Exercise goal =
State the number of lines in the material below that have "matplotlib" in them, without any other text.

Given data =
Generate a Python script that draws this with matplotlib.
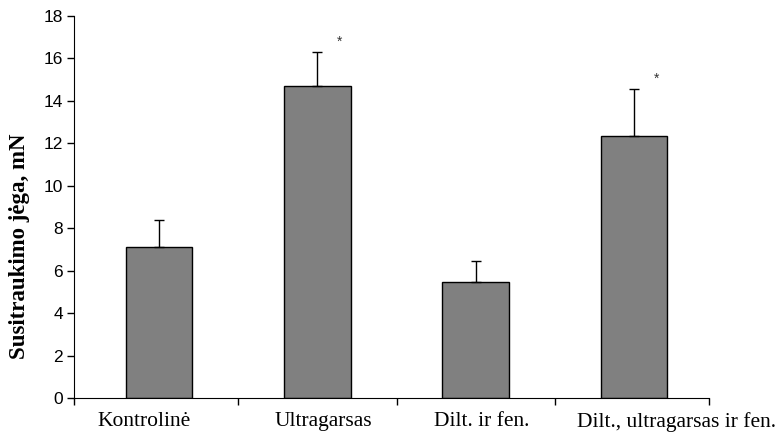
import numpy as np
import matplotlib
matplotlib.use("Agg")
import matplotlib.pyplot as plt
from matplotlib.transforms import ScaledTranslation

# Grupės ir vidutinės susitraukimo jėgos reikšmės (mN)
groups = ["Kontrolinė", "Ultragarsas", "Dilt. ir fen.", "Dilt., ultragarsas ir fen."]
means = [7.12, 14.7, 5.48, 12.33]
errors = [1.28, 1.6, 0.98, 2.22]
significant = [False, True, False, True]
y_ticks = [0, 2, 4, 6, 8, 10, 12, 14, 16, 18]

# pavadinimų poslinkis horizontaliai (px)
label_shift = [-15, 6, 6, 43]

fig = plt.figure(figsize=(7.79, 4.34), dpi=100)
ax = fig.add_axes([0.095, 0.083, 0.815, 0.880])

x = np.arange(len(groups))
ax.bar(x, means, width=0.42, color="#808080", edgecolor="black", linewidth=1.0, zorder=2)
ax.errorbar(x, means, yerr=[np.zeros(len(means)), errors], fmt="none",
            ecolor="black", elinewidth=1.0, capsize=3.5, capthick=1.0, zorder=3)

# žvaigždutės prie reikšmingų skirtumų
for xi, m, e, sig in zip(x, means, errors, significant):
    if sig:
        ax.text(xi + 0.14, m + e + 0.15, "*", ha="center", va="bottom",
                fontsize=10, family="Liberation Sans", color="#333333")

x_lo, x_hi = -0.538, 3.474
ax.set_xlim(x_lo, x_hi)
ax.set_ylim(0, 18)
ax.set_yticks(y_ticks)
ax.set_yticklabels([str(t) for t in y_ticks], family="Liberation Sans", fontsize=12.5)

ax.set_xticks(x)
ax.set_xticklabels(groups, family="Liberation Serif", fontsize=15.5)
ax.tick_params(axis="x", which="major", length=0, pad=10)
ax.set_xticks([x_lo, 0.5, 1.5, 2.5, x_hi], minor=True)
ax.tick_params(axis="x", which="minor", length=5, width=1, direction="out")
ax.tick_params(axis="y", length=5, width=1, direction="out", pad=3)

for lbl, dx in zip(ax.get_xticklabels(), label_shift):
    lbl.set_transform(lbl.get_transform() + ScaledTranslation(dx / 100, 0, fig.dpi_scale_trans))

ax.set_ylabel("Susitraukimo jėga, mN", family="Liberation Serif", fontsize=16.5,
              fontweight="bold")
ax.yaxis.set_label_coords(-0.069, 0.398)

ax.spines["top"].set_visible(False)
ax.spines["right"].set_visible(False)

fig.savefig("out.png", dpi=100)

Task output =
5